La grazia degli accompagnamenti tastieristici limpidi e cristallini costruisce l’eternità a già partire dalla strumentale “Reincarnation“, raggiugendo però il suo massimo exploit nel primo singolo estratto “Vampire’s Love“, da cui emerge in maniera preminente un richiamo ai Muse di “Starlight” o “Neutron Star Collision”, in particolare nella costruzione delle linee vocali e nel timbro di Hyde.

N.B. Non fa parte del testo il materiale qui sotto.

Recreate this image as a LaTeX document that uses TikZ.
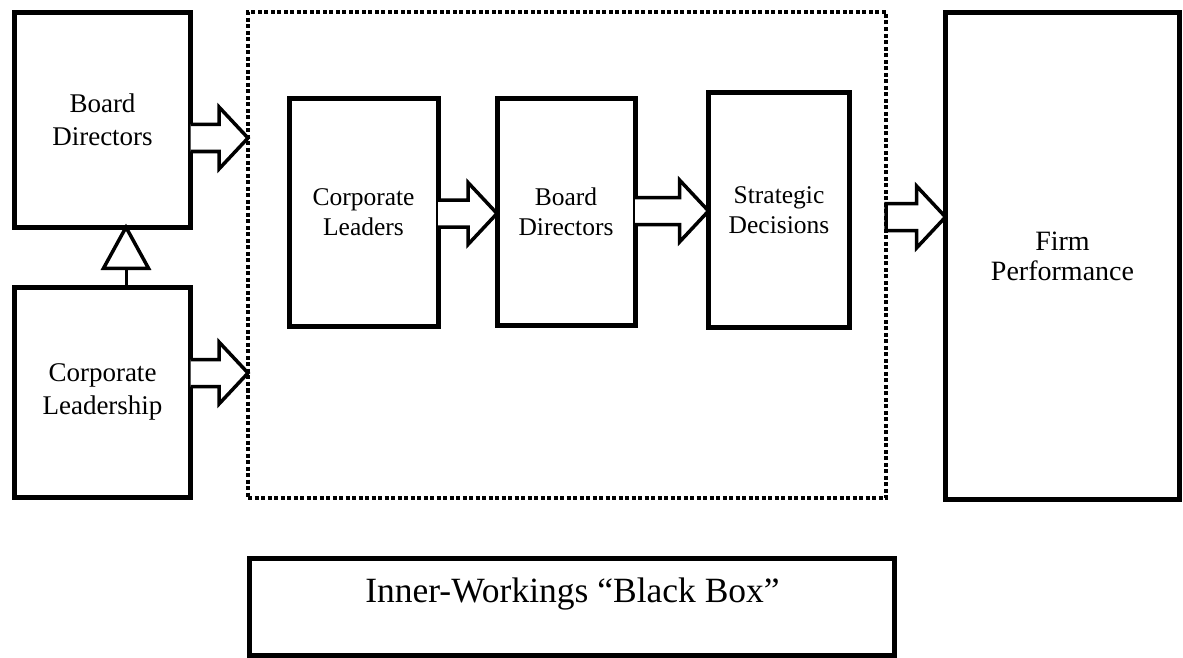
\documentclass[tikz,border=0pt]{standalone}
\usepackage{fontspec}
\setmainfont{Liberation Serif}
\usetikzlibrary{calc}
\tikzset{
  box/.style={draw, line width=5pt, inner sep=0pt, outer sep=0pt, align=center},
  outerfont/.style={font=\fontsize{27}{33}\selectfont},
  innerfont/.style={font=\fontsize{25.5}{30}\selectfont},
  blackbox/.style={draw, line width=4pt, dash pattern=on 4pt off 2.5pt, inner sep=0pt, outer sep=0pt},
  barrow/.style={draw, fill=white, line width=3.5pt, line join=miter},
}
% block arrow from #1 (start point) to x of #2, #3 = optional closing
\newcommand\blockarrow[3]{%
  \draw[barrow] let \p1=#1, \p2=#2 in
    (\x1,\y1+13.5pt) -- (\x2-29pt,\y1+13.5pt) -- (\x2-29pt,\y1+31pt) -- (\x2,\y1)
    -- (\x2-29pt,\y1-31pt) -- (\x2-29pt,\y1-13.5pt) -- (\x1,\y1-13.5pt) #3;}
\begin{document}
\begin{tikzpicture}[x=1pt,y=-1pt]
\useasboundingbox (0,0) rectangle (1183,658);
% black box frame
\node[blackbox, minimum width=638pt, minimum height=486pt] (dash) at (567,255) {};
% left boxes
\node[box, outerfont, minimum width=176pt, minimum height=214.5pt] (bd1) at (102.5,120) {Board\\Directors};
\node[box, outerfont, minimum width=176pt, minimum height=210pt] (cl1) at (102.5,392) {Corporate\\Leadership};
% inner boxes
\node[box, innerfont, minimum width=149pt, minimum height=227pt] (cl2) at (363.5,212.5) {Corporate\\Leaders};
\node[box, innerfont, minimum width=138pt, minimum height=227pt] (bd2) at (566,212) {Board\\Directors};
\node[box, innerfont, minimum width=141pt, minimum height=235.5pt] (sd) at (779,210) {Strategic\\Decisions};
% firm performance
\node[box, font=\fontsize{28}{30}\selectfont, minimum width=234pt, minimum height=487.5pt] (fp) at (1062.5,256) {Firm\\Performance};
% bottom label box
\node[box, minimum width=645pt, minimum height=96.5pt] (bb) at (572,607) {};
\node[anchor=base, font=\fontsize{35.5}{40}\selectfont, inner sep=0pt] (bbt) at ($(bb.north)+(0.5,44)$) {Inner-Workings “Black Box”};
% block arrows
\blockarrow{($(bd1.east)+(0,18)$)}{(dash.west)}{}
\blockarrow{($(cl1.east)+(0,-19)$)}{(dash.west)}{}
\blockarrow{($(cl2.east)+(0,1)$)}{(bd2.west)}{}
\blockarrow{($(bd2.east)+(0,-1)$)}{(sd.west)}{}
\blockarrow{($(dash.east)+(0,-38)$)}{(fp.west)}{-- cycle}
% upward arrow
\coordinate (us) at ($(cl1.north)+(23.5,0)$);
\coordinate (ua) at (us |- bd1.south);
\draw[line width=3pt] (us) -- ($(ua)+(0,41)$);
\draw[barrow] (ua) -- ($(ua)+(22.5,41)$) -- ($(ua)+(-22.5,41)$) -- cycle;
\end{tikzpicture}
\end{document}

Un’influenza Muse che non si allontana troppo neanche nell’utilizzo di elementi elettronici, la cui presenza è forte in “Zero” e “Get Away“. Dal punto di vista del pathos e delle emozioni, da “Vampire’s Love“, si apre un filone di suoni più scuri, ma sempre totalmente melodici, con “Ghost“, “Damned” e “Inside Myself“, che, inoltre, è l’unico brano a manifestare un background che sconfina nel sinfonico, grazie all’utilizzo di synth e orchestrazioni.

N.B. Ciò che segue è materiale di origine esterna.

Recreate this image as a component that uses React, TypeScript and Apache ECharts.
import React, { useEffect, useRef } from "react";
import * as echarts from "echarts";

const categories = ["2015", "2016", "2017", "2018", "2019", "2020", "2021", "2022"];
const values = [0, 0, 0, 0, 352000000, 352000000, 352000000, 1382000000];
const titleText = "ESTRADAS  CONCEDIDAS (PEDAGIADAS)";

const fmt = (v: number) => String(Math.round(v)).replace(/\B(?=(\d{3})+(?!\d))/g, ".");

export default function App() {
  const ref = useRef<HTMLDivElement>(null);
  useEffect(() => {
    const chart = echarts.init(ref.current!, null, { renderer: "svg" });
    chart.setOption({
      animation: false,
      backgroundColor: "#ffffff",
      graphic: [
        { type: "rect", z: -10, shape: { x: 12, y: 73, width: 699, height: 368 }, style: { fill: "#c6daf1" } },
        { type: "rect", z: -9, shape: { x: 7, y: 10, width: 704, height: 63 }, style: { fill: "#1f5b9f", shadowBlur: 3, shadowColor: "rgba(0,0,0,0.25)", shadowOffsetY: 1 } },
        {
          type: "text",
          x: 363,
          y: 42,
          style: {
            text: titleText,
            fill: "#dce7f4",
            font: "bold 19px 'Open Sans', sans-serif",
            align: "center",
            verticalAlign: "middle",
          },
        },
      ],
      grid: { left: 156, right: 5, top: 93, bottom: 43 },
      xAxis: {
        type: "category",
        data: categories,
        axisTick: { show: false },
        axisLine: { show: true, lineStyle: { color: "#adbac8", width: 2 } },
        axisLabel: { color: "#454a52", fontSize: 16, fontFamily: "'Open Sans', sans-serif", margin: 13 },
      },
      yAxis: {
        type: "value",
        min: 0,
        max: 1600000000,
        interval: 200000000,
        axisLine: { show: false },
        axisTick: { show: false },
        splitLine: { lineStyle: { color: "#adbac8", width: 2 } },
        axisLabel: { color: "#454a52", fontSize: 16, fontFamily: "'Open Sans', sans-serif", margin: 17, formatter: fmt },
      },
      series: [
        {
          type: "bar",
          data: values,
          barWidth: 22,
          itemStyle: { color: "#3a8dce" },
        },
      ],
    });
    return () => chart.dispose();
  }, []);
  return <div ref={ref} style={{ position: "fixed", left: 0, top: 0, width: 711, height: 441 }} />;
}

Una struttura che si articola da un Pop-Rock ad un Hard-Rock accompagna invece le restanti tracce di questo album: fresche e divertenti “Lips” e “World’s End“, più pesanti a livello strumentale “Evil” e la titletrack “Bloodsuckers“.

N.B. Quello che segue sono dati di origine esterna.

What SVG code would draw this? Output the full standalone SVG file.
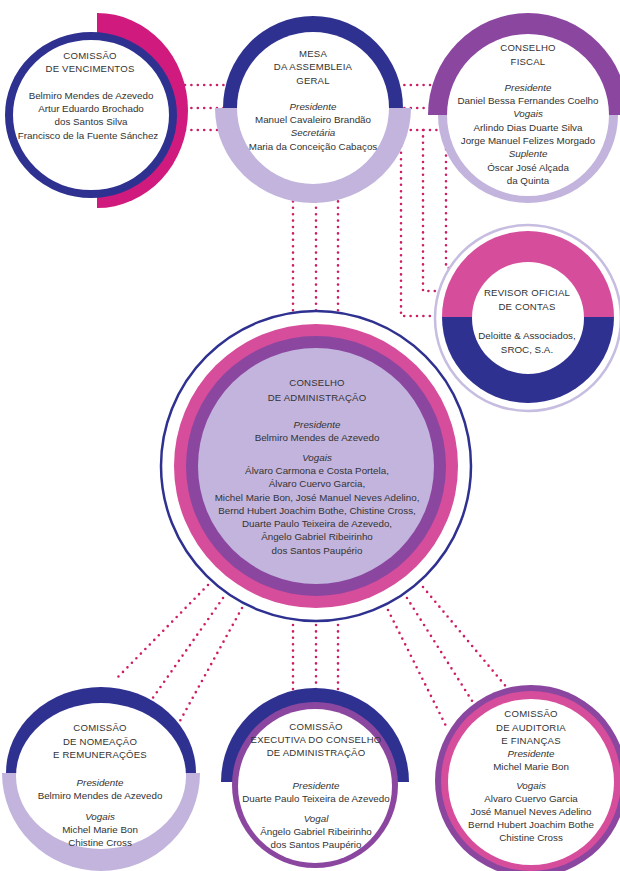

“Bloodsuckers” si presenta al pubblico come una produzione varia, piacevole, catchy, ascoltabile da qualsiasi tipo di orecchio; la musica scorre da inizio a fine senza intoppi, solo incappando talvolta in quell’alone di già sentito, che purtroppo è caratteristico di un genere rivisitato ampiamente in tutte le sue sfumature.